Collected data entries:
++++++++++++++++++++

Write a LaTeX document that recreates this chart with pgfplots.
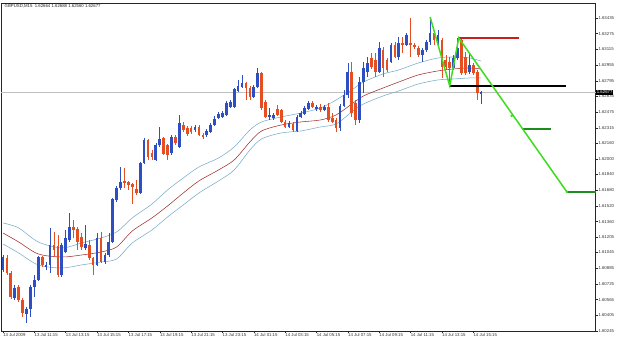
\documentclass[border=0pt]{standalone}
\usepackage{pgfplots}
\pgfplotsset{compat=1.18}
\usepackage{pgfplotstable}
\usepackage{fontspec}
\setmainfont{Liberation Sans}
\definecolor{bullc}{RGB}{46,79,196}
\definecolor{bearc}{RGB}{228,78,32}
\definecolor{bandc}{RGB}{120,172,204}
\definecolor{mac}{RGB}{160,48,48}
\definecolor{zzg}{RGB}{60,220,30}
\definecolor{dkg}{RGB}{30,140,30}
\definecolor{lvl}{RGB}{200,30,30}

\pgfplotstableread{
i o h l c
0 1.60867 1.61019 1.60846 1.60999
1 1.60989 1.61019 1.60816 1.60836
2 1.60836 1.60856 1.60571 1.60592
3 1.60581 1.60714 1.60561 1.60683
4 1.60693 1.60714 1.60541 1.60561
5 1.60561 1.60581 1.60388 1.60429
6 1.60418 1.60490 1.60327 1.60470
7 1.60470 1.60714 1.60388 1.60693
8 1.60693 1.60816 1.60592 1.60765
9 1.60765 1.61009 1.60755 1.60999
10 1.60999 1.61009 1.60897 1.60918
11 1.60897 1.60948 1.60867 1.60918
12 1.60918 1.61295 1.60836 1.61121
13 1.61121 1.61254 1.60999 1.61070
14 1.61111 1.61223 1.60795 1.60816
15 1.60816 1.61142 1.60795 1.61121
16 1.61050 1.61274 1.61040 1.61193
17 1.61172 1.61448 1.61152 1.61305
18 1.61305 1.61376 1.61193 1.61274
19 1.61284 1.61305 1.61070 1.61152
20 1.61203 1.61244 1.61070 1.61101
21 1.61091 1.61325 1.61070 1.61132
22 1.61121 1.61172 1.60969 1.60989
23 1.60989 1.60999 1.60816 1.60918
24 1.60918 1.61244 1.60907 1.61193
25 1.61193 1.61254 1.60938 1.60948
26 1.60948 1.61040 1.60928 1.61019
27 1.61019 1.61244 1.60999 1.61152
28 1.61152 1.61600 1.61142 1.61590
29 1.61580 1.61723 1.61560 1.61702
30 1.61702 1.61916 1.61682 1.61763
31 1.61774 1.61906 1.61702 1.61753
32 1.61763 1.61774 1.61682 1.61733
33 1.61743 1.61753 1.61539 1.61712
34 1.61692 1.61784 1.61631 1.61651
35 1.61651 1.61967 1.61641 1.61957
36 1.61957 1.62212 1.61947 1.62191
37 1.62191 1.62202 1.61988 1.62018
38 1.62059 1.62089 1.61988 1.62018
39 1.61988 1.62161 1.61977 1.62140
40 1.62140 1.62324 1.62120 1.62202
41 1.62212 1.62222 1.62039 1.62049
42 1.62140 1.62151 1.61988 1.62039
43 1.62059 1.62242 1.62039 1.62222
44 1.62222 1.62242 1.62140 1.62161
45 1.62120 1.62446 1.62110 1.62365
46 1.62344 1.62375 1.62273 1.62293
47 1.62314 1.62334 1.62232 1.62253
48 1.62314 1.62334 1.62253 1.62273
49 1.62293 1.62344 1.62273 1.62324
50 1.62324 1.62344 1.62232 1.62242
51 1.62242 1.62263 1.62202 1.62222
52 1.62242 1.62303 1.62222 1.62283
53 1.62273 1.62365 1.62263 1.62344
54 1.62344 1.62436 1.62334 1.62405
55 1.62416 1.62477 1.62405 1.62456
56 1.62426 1.62487 1.62416 1.62466
57 1.62446 1.62589 1.62436 1.62568
58 1.62528 1.62599 1.62517 1.62579
59 1.62528 1.62721 1.62517 1.62711
60 1.62691 1.62803 1.62681 1.62742
61 1.62731 1.62854 1.62721 1.62772
62 1.62772 1.62782 1.62599 1.62721
63 1.62721 1.62742 1.62599 1.62630
64 1.62630 1.62752 1.62619 1.62731
65 1.62731 1.62925 1.62721 1.62874
66 1.62874 1.62884 1.62497 1.62517
67 1.62579 1.62599 1.62416 1.62426
68 1.62426 1.62517 1.62395 1.62446
69 1.62416 1.62466 1.62395 1.62446
70 1.62507 1.62548 1.62436 1.62446
71 1.62497 1.62507 1.62365 1.62375
72 1.62375 1.62395 1.62314 1.62324
73 1.62324 1.62385 1.62314 1.62365
74 1.62354 1.62375 1.62273 1.62293
75 1.62283 1.62446 1.62273 1.62426
76 1.62426 1.62487 1.62416 1.62466
77 1.62456 1.62538 1.62446 1.62517
78 1.62507 1.62589 1.62497 1.62568
79 1.62568 1.62589 1.62517 1.62528
80 1.62507 1.62548 1.62487 1.62528
81 1.62528 1.62558 1.62477 1.62497
82 1.62497 1.62548 1.62487 1.62528
83 1.62528 1.62568 1.62375 1.62395
84 1.62416 1.62466 1.62365 1.62375
85 1.62395 1.62416 1.62273 1.62314
86 1.62314 1.62558 1.62283 1.62538
87 1.62538 1.62701 1.62528 1.62650
88 1.62650 1.62976 1.62619 1.62884
89 1.62884 1.62986 1.62426 1.62466
90 1.62568 1.62599 1.62344 1.62395
91 1.62395 1.62833 1.62365 1.62782
92 1.62782 1.62986 1.62670 1.62925
93 1.62884 1.63037 1.62833 1.62976
94 1.63027 1.63078 1.62915 1.62935
95 1.63007 1.63078 1.62833 1.62884
96 1.62884 1.63190 1.62874 1.63129
97 1.63108 1.63139 1.62833 1.62925
98 1.63007 1.63027 1.62884 1.62905
99 1.62986 1.63180 1.62976 1.63159
100 1.63159 1.63190 1.63027 1.63037
101 1.63037 1.63241 1.63007 1.63180
102 1.63180 1.63241 1.63078 1.63159
103 1.63159 1.63282 1.63149 1.63261
104 1.63180 1.63435 1.63037 1.63159
105 1.63159 1.63180 1.63119 1.63139
106 1.63129 1.63149 1.63037 1.63058
107 1.63058 1.63129 1.62986 1.63108
108 1.63108 1.63210 1.63088 1.63190
109 1.63190 1.63445 1.63159 1.63282
110 1.63282 1.63292 1.63159 1.63210
111 1.63190 1.63312 1.63159 1.63261
112 1.63210 1.63231 1.62823 1.62935
113 1.63007 1.63058 1.62905 1.62935
114 1.62986 1.63037 1.62742 1.62925
115 1.62925 1.63058 1.62905 1.63027
116 1.63027 1.63231 1.63007 1.63129
117 1.63210 1.63231 1.62854 1.62874
118 1.63037 1.63088 1.62854 1.62874
119 1.62884 1.63078 1.62864 1.62956
120 1.62956 1.62976 1.62854 1.62874
121 1.62884 1.62905 1.62599 1.62670
122 1.62664 1.62688 1.62560 1.62677
}\candles

\pgfplotstableread{
i u m lo
0 1.61346 1.61244 1.61132
4 1.61295 1.61152 1.61040
9 1.61152 1.61030 1.60918
15 1.61091 1.60999 1.60887
20 1.61142 1.61019 1.60918
25 1.61193 1.61050 1.60948
29 1.61254 1.61101 1.60979
33 1.61397 1.61264 1.61142
38 1.61539 1.61397 1.61274
42 1.61682 1.61519 1.61407
46 1.61804 1.61651 1.61529
50 1.61916 1.61774 1.61651
55 1.62008 1.61886 1.61774
59 1.62120 1.61988 1.61886
63 1.62293 1.62171 1.62089
66 1.62375 1.62283 1.62202
71 1.62426 1.62344 1.62263
76 1.62466 1.62375 1.62283
81 1.62517 1.62395 1.62324
85 1.62599 1.62446 1.62354
89 1.62701 1.62558 1.62477
92 1.62782 1.62640 1.62558
97 1.62864 1.62721 1.62640
101 1.62905 1.62782 1.62691
106 1.62976 1.62854 1.62762
111 1.63027 1.62895 1.62803
115 1.63037 1.62915 1.62813
119 1.63027 1.62925 1.62823
122 1.62996 1.62915 1.62823
}\bands

\begin{document}
\begin{tikzpicture}
\path[use as bounding box] (0pt,0pt) rectangle (625pt,342pt);
\begin{axis}[
  at={(1.5pt,11pt)}, anchor=south west,
  scale only axis, width=594pt, height=328pt,
  xmin=-0.383, xmax=151.2, ymin=1.60245, ymax=1.63587,
  clip=false,
  axis line style={draw=black!85, line width=0.5pt},
  scaled y ticks=false, scaled x ticks=false,
  xtick={0,8,...,120},
  xticklabels={13 Jul 2009,13 Jul 11:15,13 Jul 13:15,13 Jul 15:15,13 Jul 17:15,13 Jul 19:15,13 Jul 21:15,13 Jul 23:15,14 Jul 01:15,14 Jul 03:15,14 Jul 05:15,14 Jul 07:15,14 Jul 09:15,14 Jul 11:15,14 Jul 13:15,14 Jul 15:15},
  ytick={1.60245,1.60405,1.60565,1.60725,1.60885,1.61045,1.61205,1.61360,1.61520,1.61680,1.61840,1.62000,1.62160,1.62315,1.62475,1.62635,1.62795,1.62955,1.63115,1.63275,1.63435},
  yticklabels={1.60245,1.60405,1.60565,1.60725,1.60885,1.61045,1.61205,1.61360,1.61520,1.61680,1.61840,1.62000,1.62160,1.62315,1.62475,1.62635,1.62795,1.62955,1.63115,1.63275,1.63435},
  xtick pos=bottom, ytick pos=right, yticklabel pos=right,
  tick align=outside, major tick length=2pt,
  tick style={black!85, line width=0.4pt},
  tick label style={font=\fontsize{4.3}{4.6}\selectfont, text=black!80},
  xticklabel style={anchor=north west, inner sep=0.6pt, xshift=-0.5pt},
  yticklabel style={anchor=west, inner sep=0.8pt},
]
% current price line
\addplot[black!25, line width=0.5pt] coordinates {(-0.383,1.62677) (151.2,1.62677)};
% bands
\addplot[bandc, line width=0.55pt, smooth] table[x=i, y=u] {\bands};
\addplot[mac, line width=0.55pt, smooth] table[x=i, y=m] {\bands};
\addplot[bandc, line width=0.55pt, smooth] table[x=i, y=lo] {\bands};
% wicks
\addplot[draw=none, no markers, restrict expr to domain={\thisrow{c}-\thisrow{o}}{0:1},
  error bars/.cd, y dir=both, y explicit, error mark=none,
  error bar style={draw=bullc, line width=0.6pt}]
  table[x=i, y expr={(\thisrow{h}+\thisrow{l})/2}, y error expr={(\thisrow{h}-\thisrow{l})/2}] {\candles};
\addplot[draw=none, no markers, restrict expr to domain={\thisrow{c}-\thisrow{o}}{-1:0},
  error bars/.cd, y dir=both, y explicit, error mark=none,
  error bar style={draw=bearc, line width=0.6pt}]
  table[x=i, y expr={(\thisrow{h}+\thisrow{l})/2}, y error expr={(\thisrow{h}-\thisrow{l})/2}] {\candles};
% bodies
\addplot[draw=none, no markers, restrict expr to domain={\thisrow{c}-\thisrow{o}}{0:1},
  error bars/.cd, y dir=both, y explicit, error mark=none,
  error bar style={draw=bullc, line width=2.7pt}]
  table[x=i, y expr={(\thisrow{o}+\thisrow{c})/2}, y error expr={abs(\thisrow{c}-\thisrow{o})/2}] {\candles};
\addplot[draw=none, no markers, restrict expr to domain={\thisrow{c}-\thisrow{o}}{-1:0},
  error bars/.cd, y dir=both, y explicit, error mark=none,
  error bar style={draw=bearc, line width=2.7pt}]
  table[x=i, y expr={(\thisrow{o}+\thisrow{c})/2}, y error expr={abs(\thisrow{c}-\thisrow{o})/2}] {\candles};
% levels
\addplot[black, line width=1.6pt] coordinates {(114,1.62742) (143.6,1.62742)};
\addplot[lvl, line width=1.6pt] coordinates {(116.3,1.63231) (131.6,1.63231)};
\addplot[dkg, line width=1.6pt] coordinates {(132.4,1.62303) (139.8,1.62303)};
\addplot[dkg, line width=1.6pt] coordinates {(143.9,1.61662) (151.2,1.61662)};
% zigzag
\addplot[zzg, line width=1.5pt] coordinates {(109,1.63445) (114,1.62742) (116.3,1.63231) (143.9,1.61662)};
\addplot[zzg, only marks, mark=*, mark size=1.1pt] coordinates {(129.8,1.62436) (143.9,1.61662)};
% title and price box
\node[anchor=north west, inner sep=0pt, font=\fontsize{4.3}{4.6}\selectfont, text=black!85] at (rel axis cs:0,1) [xshift=3pt, yshift=-1.5pt] {GBPUSD,M15\ \ 1.62664 1.62688 1.62560 1.62677};
\node[anchor=west, fill=black, text=white, inner sep=0.7pt, font=\fontsize{4.3}{4.6}\selectfont] at (axis cs:151.2,1.62677) [xshift=0.5pt] {1.62677};
\end{axis}
\end{tikzpicture}
\end{document}
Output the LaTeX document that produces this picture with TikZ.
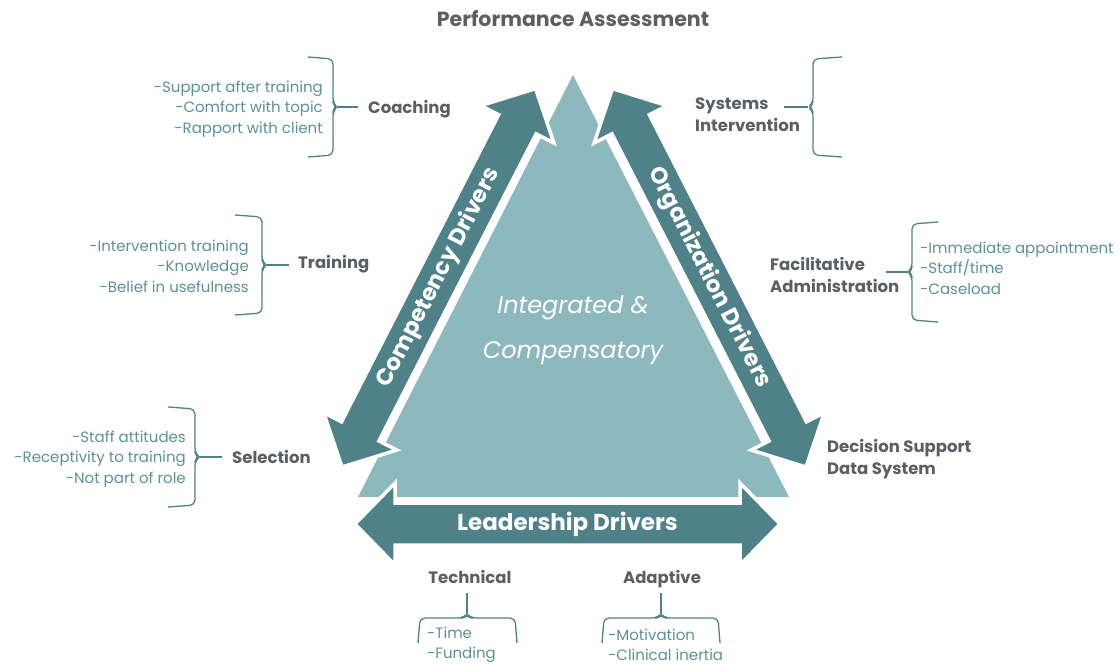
\documentclass[tikz,border=0pt]{standalone}
\usepackage{fontspec}
\setmainfont{Poppins}
\usetikzlibrary{calc}
\definecolor{drvteal}{HTML}{4F8188}
\definecolor{trilight}{HTML}{8DB8BE}
\definecolor{lblgray}{HTML}{595F63}
\definecolor{itemteal}{HTML}{5B9198}
\tikzset{
  lbl/.style={font=\fontsize{16.5}{22}\selectfont\bfseries, text=lblgray, inner sep=0, align=left},
  items/.style={font=\fontsize{15}{20.5}\selectfont, text=itemteal, inner sep=0},
  brc/.style={draw=drvteal, line width=1.3pt, rounded corners=5pt},
  drv/.style={fill=drvteal, draw=white, line width=3.5pt, line join=miter},
  drvtxt/.style={font=\fontsize{23}{26}\selectfont\bfseries, text=white, inner sep=0},
}

\begin{document}
\begin{tikzpicture}[x=1pt, y=-1pt]
\useasboundingbox (0,0) rectangle (1119,665);
% inner triangle
\fill[trilight] (573,75) -- (789,497) -- (358,497) -- cycle;
\node[font=\fontsize{24}{45}\selectfont\itshape, text=white, align=center] (integ) at (573,330) {Integrated \&\\Compensatory};
% the three driver arrows
\foreach \px/\py/\ang/\tang/\txt in {355/524/0/0/Leadership Drivers, 342/467/62.9/62.9/Competency Drivers, 806/467/117.1/-62.9/Organization Drivers} {
 \begin{scope}[shift={(\px,\py)}, rotate=\ang]
 \draw[drv] (0,0) -- (40,-41) -- (40,-21) -- (385,-21) -- (385,-41) -- (425,0) -- (385,41) -- (385,21) -- (40,21) -- (40,41) -- cycle;
 \node[drvtxt, rotate=\tang] at (212.5,0) {\txt};
 \end{scope}
}
% labels
\node[lbl, font=\fontsize{20.5}{22}\selectfont\bfseries] (perf) at (573,19) {Performance Assessment};
\node[lbl, anchor=west] (coach) at (368,109) {Coaching};
\node[lbl, anchor=west] (train) at (298,264) {Training};
\node[lbl, anchor=west] (select) at (232,457) {Selection};
\node[lbl, anchor=west] (sysint) at (695,115) {Systems\\Intervention};
\node[lbl, anchor=west] (facil) at (770,275) {Facilitative\\Administration};
\node[lbl, anchor=west] (dsds) at (827,459) {Decision Support\\Data System};
\node[lbl, anchor=base] (tech) at (470,583) {Technical};
\node[lbl, anchor=base] (adapt) at (662,583) {Adaptive};
% items
\node[items, anchor=east, align=right] (coachit) at (323,109) {-Support after training\\-Comfort with topic\\-Rapport with client};
\node[items, anchor=east, align=right] (trainit) at (249,266) {-Intervention training\\-Knowledge\\-Belief in usefulness};
\node[items, anchor=east, align=right] (selectit) at (186,459) {-Staff attitudes\\-Receptivity to training\\-Not part of role};
\node[items, anchor=west, align=left] (facilit) at (920,268) {-Immediate appointment\\-Staff/time\\-Caseload};
\node[items, anchor=west, align=left] (techit) at (427,645) {-Time\\-Funding};
\node[items, anchor=west, align=left] (adaptit) at (608,645) {-Motivation\\-Clinical inertia};
% side braces
\foreach \xa/\xb/\ym in {308/333/107, 235/262/265, 168/195/457, 842/813/107, 938/912/272} {
 \pgfmathsetmacro\xt{\xb+0.16*(\xb-\xa)}
 \pgfmathsetmacro\xe{\xb+(\xb-\xa)}
 \draw[brc] (\xa,\ym-50) -- (\xb,\ym-48) -- (\xb,\ym-4) -- (\xt,\ym) -- (\xb,\ym+4) -- (\xb,\ym+48) -- (\xa,\ym+50);
 \draw[brc] (\xt,\ym) -- (\xe,\ym);
}
% bottom braces
\foreach \xa/\xb/\xm in {418/517/467, 602/720/661} {
 \draw[brc] (\xa,643) -- (\xa+2,618) -- (\xm-4,618) -- (\xm,614) -- (\xm+4,618) -- (\xb-2,618) -- (\xb,643);
 \draw[brc] (\xm,614) -- (\xm,593);
}
\end{tikzpicture}
\end{document}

++++++++++++++++++++

Copy out every line of the data that includes the word "LaTeX".

_COMPLETED EXERCISE_
Write a LaTeX document that recreates this chart with pgfplots.
Output the LaTeX document that produces this picture with TikZ.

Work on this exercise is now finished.